**TASK TO COMPLETE**:
For the entries below, how many lines include the word "chart"? Give the figure and nothing more.

>> BEGIN EXERCISE MATERIAL

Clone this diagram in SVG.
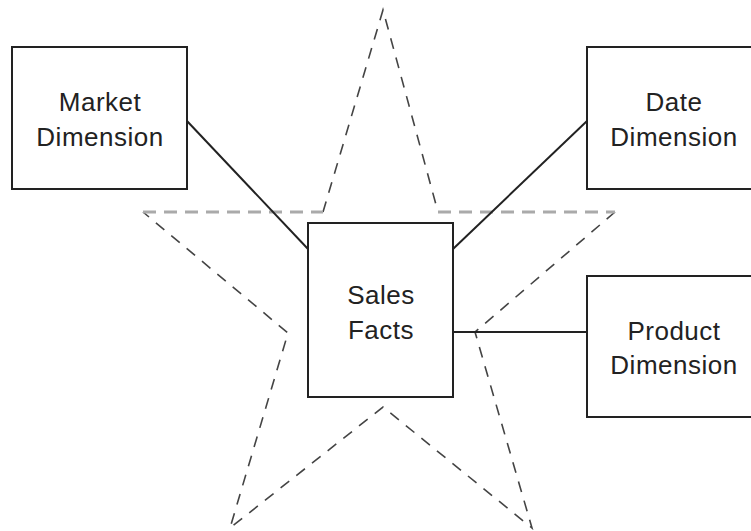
<svg xmlns="http://www.w3.org/2000/svg" width="751" height="531" viewBox="0 0 751 531">
<style>
.box{fill:#fff;stroke:#222;stroke-width:2}
.lbl{font-family:"Liberation Sans",Arial,sans-serif;font-size:26px;letter-spacing:0.5px;fill:#222;text-anchor:middle}
.conn{stroke:#222;stroke-width:2;fill:none}
.star{stroke:#444;stroke-width:1.6;fill:none;stroke-dasharray:11 9}
.starh{stroke:#aaa;stroke-width:3;fill:none;stroke-dasharray:13 8}
</style>
<rect width="751" height="531" fill="#fff"/>
<g id="star">
<polyline class="star" points="323,212 383,10 438,212"/>
<polyline class="star" points="615,212 475,332 532,528 383,407 230,528 288,333 143,212"/>
<line class="starh" x1="143" y1="212" x2="323" y2="212"/>
<line class="starh" x1="438" y1="212" x2="615" y2="212"/>
</g>
<g id="connectors">
<line class="conn" x1="187" y1="121" x2="308" y2="249"/>
<line class="conn" x1="453" y1="249" x2="587" y2="121"/>
<line class="conn" x1="453" y1="332" x2="587" y2="332"/>
</g>
<g id="market">
<rect class="box" x="12" y="47" width="175" height="142"/>
<text class="lbl" x="100" y="111">Market</text>
<text class="lbl" x="100" y="146">Dimension</text>
</g>
<g id="date">
<rect class="box" x="587" y="47" width="175" height="142"/>
<text class="lbl" x="674" y="111">Date</text>
<text class="lbl" x="674" y="146">Dimension</text>
</g>
<g id="sales">
<rect class="box" x="308" y="223" width="145" height="174"/>
<text class="lbl" x="381" y="304">Sales</text>
<text class="lbl" x="381" y="339">Facts</text>
</g>
<g id="product">
<rect class="box" x="587" y="276" width="175" height="141"/>
<text class="lbl" x="674" y="340">Product</text>
<text class="lbl" x="674" y="374">Dimension</text>
</g>
</svg>
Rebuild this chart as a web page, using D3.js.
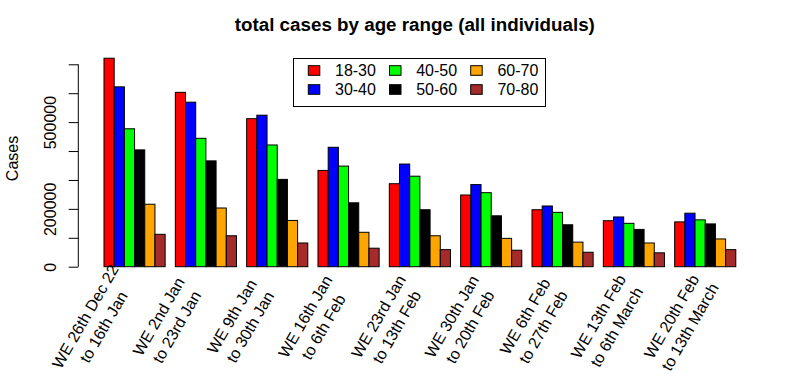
<!DOCTYPE html>
<html>
<head>
<meta charset="utf-8">
<script src="https://cdn.jsdelivr.net/npm/d3@7"></script>
<style>
  html, body { margin: 0; padding: 0; background: #fff; }
  svg { display: block; }
  text { font-family: "Liberation Sans", Arial, Helvetica, sans-serif; fill: #000; }
</style>
</head>
<body>
<svg id="chart" width="801" height="382"></svg>
<script>
// ---- data ----
const categoryLines = [
  ["WE 26th Dec 22", "to 16th Jan"],
  ["WE 2nd Jan", "to 23rd Jan"],
  ["WE 9th Jan", "to 30th Jan"],
  ["WE 16th Jan", "to 6th Feb"],
  ["WE 23rd Jan", "to 13th Feb"],
  ["WE 30th Jan", "to 20th Feb"],
  ["WE 6th Feb", "to 27th Feb"],
  ["WE 13th Feb", "to 6th March"],
  ["WE 20th Feb", "to 13th March"]
];
const seriesNames = ["18-30", "30-40", "40-50", "50-60", "60-70", "70-80"];
const seriesColors = ["#FF0000", "#0000FF", "#00FF00", "#000000", "#FFA500", "#A52A2A"];
const age18_30 = [721000, 603000, 512000, 333000, 287000, 248000, 197000, 159000, 155000];
const age30_40 = [622000, 569000, 524000, 413000, 355000, 284000, 210000, 172000, 185000];
const age40_50 = [477000, 444000, 421000, 348000, 313000, 256000, 188000, 150000, 162000];
const age50_60 = [404000, 366000, 302000, 221000, 197000, 176000, 145000, 129000, 148000];
const age60_70 = [216000, 203000, 160000, 119000, 107000, 98000, 85000, 82000, 96000];
const age70_80 = [112000, 107000, 82000, 64000, 59000, 57000, 50000, 48000, 59000];
const yTicks = [0, 100000, 200000, 300000, 400000, 500000, 600000, 700000];
const yTickLabelsShown = [0, 200000, 500000];
const titleText = "total cases by age range (all individuals)";
const yLabel = "Cases";

const series = [age18_30, age30_40, age40_50, age50_60, age60_70, age70_80];
const nGroups = categoryLines.length;
const nSeries = series.length;
const groupUnits = nSeries + 1;   // one empty unit before each group

// ---- scales ----
const svg = d3.select("#chart");
const x = d3.scaleLinear().domain([0, nGroups * groupUnits]).range([93.8, 735.8]);
const y = d3.scaleLinear().domain([0, 700000]).range([266.7, 64.3]);
const labelX = d3.scaleLinear().domain([0, nGroups - 1]).range([x(0.535), x(58.07)]);

// ---- bars ----
const bars = [];
for (let g = 0; g < nGroups; g++) {
  for (let s = 0; s < nSeries; s++) {
    bars.push({ g, s, v: series[s][g] });
  }
}
svg.append("g").selectAll("rect").data(bars).join("rect")
  .attr("x", d => x(1 + d.g * groupUnits + d.s))
  .attr("width", d => x(2 + d.g * groupUnits + d.s) - x(1 + d.g * groupUnits + d.s))
  .attr("y", d => y(d.v))
  .attr("height", d => y(0) - y(d.v))
  .attr("fill", d => seriesColors[d.s])
  .attr("stroke", "#000")
  .attr("stroke-width", 1);

// ---- y axis ----
const yAxis = d3.axisLeft(y).tickValues(yTicks).tickSize(9.6)
  .tickFormat(d => yTickLabelsShown.includes(d) ? String(d) : "");
const ya = svg.append("g").attr("transform", "translate(78.3,0)").call(yAxis);
ya.select(".domain").attr("d", `M0,${y(0)}V${y(700000)}`).attr("stroke", "#000");
ya.selectAll(".tick line").attr("stroke", "#000");
ya.selectAll(".tick text")
  .attr("x", 0).attr("dy", null).attr("y", 0)
  .attr("transform", "translate(-22.3,0) rotate(-90)")
  .attr("text-anchor", "middle")
  .style("font-size", "16px")
  .style("font-family", "'Liberation Sans', Arial, Helvetica, sans-serif");

// y label
svg.append("text")
  .attr("transform", `translate(18,${(y(0) + y(700000)) / 2 - 7}) rotate(-90)`)
  .attr("text-anchor", "middle")
  .style("font-size", "16px")
  .text(yLabel);

// ---- title ----
svg.append("text")
  .attr("x", x(31.5)).attr("y", 31)
  .attr("text-anchor", "middle")
  .style("font-size", "18.8px").style("font-weight", "bold")
  .text(titleText);

// ---- x category labels ----
const lab = svg.append("g").selectAll("g").data(categoryLines).join("g")
  .attr("transform", (d, i) => `translate(${labelX(i)},324.5) rotate(-60)`);
lab.each(function(lines) {
  const g = d3.select(this);
  lines.forEach((t, k) => {
    g.append("text")
      .attr("x", 0)
      .attr("y", (k - (lines.length - 1) / 2) * 21)
      .attr("text-anchor", "middle")
      .style("font-size", "16px")
      .text(t);
  });
});

// ---- legend ----
const legend = svg.append("g");
legend.append("rect")
  .attr("x", 293.5).attr("y", 58.5).attr("width", 252).attr("height", 48)
  .attr("fill", "#fff").attr("stroke", "#000").attr("stroke-width", 1);
const items = legend.selectAll("g.item").data(seriesNames).join("g")
  .attr("class", "item")
  .attr("transform", (d, i) => `translate(${308.3 + Math.floor(i / 2) * 81.2},${70.5 + (i % 2) * 19})`);
items.append("rect")
  .attr("x", 0).attr("y", -4.8).attr("width", 11.5).attr("height", 9.6)
  .attr("fill", (d, i) => seriesColors[i]).attr("stroke", "#000").attr("stroke-width", 1);
items.append("text")
  .attr("x", 26.7).attr("y", 5.6)
  .style("font-size", "16px")
  .text(d => d);
</script>
</body>
</html>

>> END EXERCISE MATERIAL

**EXERCISE RESPONSE**:
3